- WRITTEN REQUEST -
Reproduce exactly the lines below, from the first one through the line containing "fig = plt.figure(figsize=(W", and omit any pictures.
-- Begin SOURCE MATERIAL --
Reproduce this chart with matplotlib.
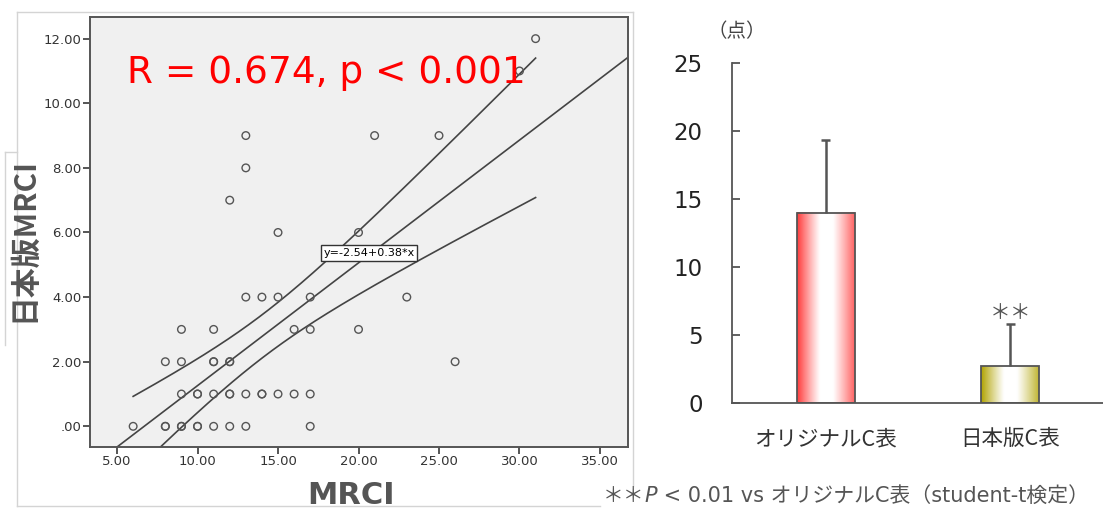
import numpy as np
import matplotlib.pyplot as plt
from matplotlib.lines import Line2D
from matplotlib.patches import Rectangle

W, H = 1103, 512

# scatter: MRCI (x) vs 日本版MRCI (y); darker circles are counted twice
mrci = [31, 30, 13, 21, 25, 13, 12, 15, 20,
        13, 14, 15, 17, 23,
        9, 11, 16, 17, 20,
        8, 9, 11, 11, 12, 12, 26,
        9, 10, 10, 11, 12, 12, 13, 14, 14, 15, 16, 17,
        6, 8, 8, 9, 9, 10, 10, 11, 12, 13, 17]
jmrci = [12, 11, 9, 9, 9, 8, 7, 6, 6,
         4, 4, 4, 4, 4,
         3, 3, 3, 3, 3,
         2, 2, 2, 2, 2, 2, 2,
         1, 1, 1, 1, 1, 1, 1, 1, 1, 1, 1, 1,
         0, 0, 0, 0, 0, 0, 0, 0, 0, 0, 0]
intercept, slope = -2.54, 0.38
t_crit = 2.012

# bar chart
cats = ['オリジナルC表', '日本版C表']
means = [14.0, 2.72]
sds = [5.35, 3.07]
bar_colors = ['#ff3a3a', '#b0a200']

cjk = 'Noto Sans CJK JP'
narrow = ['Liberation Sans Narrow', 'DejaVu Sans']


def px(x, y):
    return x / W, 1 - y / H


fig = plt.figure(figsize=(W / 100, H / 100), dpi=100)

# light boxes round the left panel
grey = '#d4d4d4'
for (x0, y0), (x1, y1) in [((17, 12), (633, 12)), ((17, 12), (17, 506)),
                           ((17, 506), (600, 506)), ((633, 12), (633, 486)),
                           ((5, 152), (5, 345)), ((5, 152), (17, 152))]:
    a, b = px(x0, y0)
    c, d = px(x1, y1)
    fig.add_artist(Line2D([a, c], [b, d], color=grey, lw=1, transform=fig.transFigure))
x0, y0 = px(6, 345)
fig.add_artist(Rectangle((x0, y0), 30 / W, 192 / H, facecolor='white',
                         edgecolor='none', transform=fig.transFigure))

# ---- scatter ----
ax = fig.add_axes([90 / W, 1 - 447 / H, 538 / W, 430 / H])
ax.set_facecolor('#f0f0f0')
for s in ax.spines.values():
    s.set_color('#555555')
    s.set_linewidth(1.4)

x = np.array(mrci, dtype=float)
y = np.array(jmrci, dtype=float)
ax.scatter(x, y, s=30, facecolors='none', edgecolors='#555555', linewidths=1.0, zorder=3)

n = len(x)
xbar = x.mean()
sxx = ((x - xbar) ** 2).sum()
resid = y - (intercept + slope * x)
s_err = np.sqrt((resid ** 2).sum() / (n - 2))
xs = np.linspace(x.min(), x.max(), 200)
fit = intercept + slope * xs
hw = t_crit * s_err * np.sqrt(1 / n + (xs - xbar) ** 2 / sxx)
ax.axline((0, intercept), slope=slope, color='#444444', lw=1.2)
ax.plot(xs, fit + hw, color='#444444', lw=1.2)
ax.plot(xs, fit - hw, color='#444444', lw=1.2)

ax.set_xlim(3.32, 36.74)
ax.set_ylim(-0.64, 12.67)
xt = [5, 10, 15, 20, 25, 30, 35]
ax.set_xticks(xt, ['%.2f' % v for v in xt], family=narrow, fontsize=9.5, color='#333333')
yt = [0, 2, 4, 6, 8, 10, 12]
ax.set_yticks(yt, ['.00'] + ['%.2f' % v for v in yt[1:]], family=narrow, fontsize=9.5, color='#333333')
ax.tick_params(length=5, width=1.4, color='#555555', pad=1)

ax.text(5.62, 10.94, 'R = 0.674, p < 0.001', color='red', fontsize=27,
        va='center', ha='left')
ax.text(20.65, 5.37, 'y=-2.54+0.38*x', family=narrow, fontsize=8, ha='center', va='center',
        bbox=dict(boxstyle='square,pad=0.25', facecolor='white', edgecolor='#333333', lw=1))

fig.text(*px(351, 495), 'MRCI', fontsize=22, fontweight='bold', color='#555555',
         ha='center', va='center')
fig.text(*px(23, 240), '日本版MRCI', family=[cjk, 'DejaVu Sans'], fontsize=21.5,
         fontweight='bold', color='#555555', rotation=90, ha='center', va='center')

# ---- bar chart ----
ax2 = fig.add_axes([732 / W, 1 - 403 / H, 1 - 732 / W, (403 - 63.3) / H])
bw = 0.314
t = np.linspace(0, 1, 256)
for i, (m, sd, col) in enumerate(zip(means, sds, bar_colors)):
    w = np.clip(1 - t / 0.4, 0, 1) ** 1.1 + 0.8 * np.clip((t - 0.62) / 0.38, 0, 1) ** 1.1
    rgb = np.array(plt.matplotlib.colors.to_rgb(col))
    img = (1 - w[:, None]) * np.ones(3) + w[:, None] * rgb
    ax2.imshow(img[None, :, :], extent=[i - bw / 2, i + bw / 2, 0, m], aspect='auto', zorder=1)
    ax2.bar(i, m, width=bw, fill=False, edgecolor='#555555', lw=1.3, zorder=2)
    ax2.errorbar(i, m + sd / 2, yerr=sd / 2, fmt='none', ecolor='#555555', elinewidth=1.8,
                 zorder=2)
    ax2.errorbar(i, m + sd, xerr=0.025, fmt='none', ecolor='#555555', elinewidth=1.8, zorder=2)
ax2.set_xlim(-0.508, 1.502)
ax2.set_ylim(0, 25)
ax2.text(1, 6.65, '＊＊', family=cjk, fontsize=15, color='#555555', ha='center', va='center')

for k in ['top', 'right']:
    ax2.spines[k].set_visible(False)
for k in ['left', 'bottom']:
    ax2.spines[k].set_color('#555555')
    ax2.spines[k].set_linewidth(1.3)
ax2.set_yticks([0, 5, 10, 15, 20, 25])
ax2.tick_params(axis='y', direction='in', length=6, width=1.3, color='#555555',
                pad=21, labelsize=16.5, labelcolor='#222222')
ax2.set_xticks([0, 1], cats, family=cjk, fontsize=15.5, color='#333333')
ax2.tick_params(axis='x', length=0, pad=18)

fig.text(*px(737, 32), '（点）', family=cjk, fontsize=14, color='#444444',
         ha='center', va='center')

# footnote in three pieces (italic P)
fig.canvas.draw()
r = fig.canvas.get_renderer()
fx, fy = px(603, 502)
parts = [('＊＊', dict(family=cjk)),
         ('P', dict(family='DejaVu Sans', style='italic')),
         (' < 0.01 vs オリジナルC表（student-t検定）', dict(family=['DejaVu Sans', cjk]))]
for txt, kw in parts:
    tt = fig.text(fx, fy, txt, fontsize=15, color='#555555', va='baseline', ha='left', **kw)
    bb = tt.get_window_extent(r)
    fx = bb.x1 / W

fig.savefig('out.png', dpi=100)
-- End SOURCE MATERIAL --
- WRITTEN REPLY -
Reproduce this chart with matplotlib.
import numpy as np
import matplotlib.pyplot as plt
from matplotlib.lines import Line2D
from matplotlib.patches import Rectangle

W, H = 1103, 512

# scatter: MRCI (x) vs 日本版MRCI (y); darker circles are counted twice
mrci = [31, 30, 13, 21, 25, 13, 12, 15, 20,
        13, 14, 15, 17, 23,
        9, 11, 16, 17, 20,
        8, 9, 11, 11, 12, 12, 26,
        9, 10, 10, 11, 12, 12, 13, 14, 14, 15, 16, 17,
        6, 8, 8, 9, 9, 10, 10, 11, 12, 13, 17]
jmrci = [12, 11, 9, 9, 9, 8, 7, 6, 6,
         4, 4, 4, 4, 4,
         3, 3, 3, 3, 3,
         2, 2, 2, 2, 2, 2, 2,
         1, 1, 1, 1, 1, 1, 1, 1, 1, 1, 1, 1,
         0, 0, 0, 0, 0, 0, 0, 0, 0, 0, 0]
intercept, slope = -2.54, 0.38
t_crit = 2.012

# bar chart
cats = ['オリジナルC表', '日本版C表']
means = [14.0, 2.72]
sds = [5.35, 3.07]
bar_colors = ['#ff3a3a', '#b0a200']

cjk = 'Noto Sans CJK JP'
narrow = ['Liberation Sans Narrow', 'DejaVu Sans']


def px(x, y):
    return x / W, 1 - y / H


fig = plt.figure(figsize=(W / 100, H / 100), dpi=100)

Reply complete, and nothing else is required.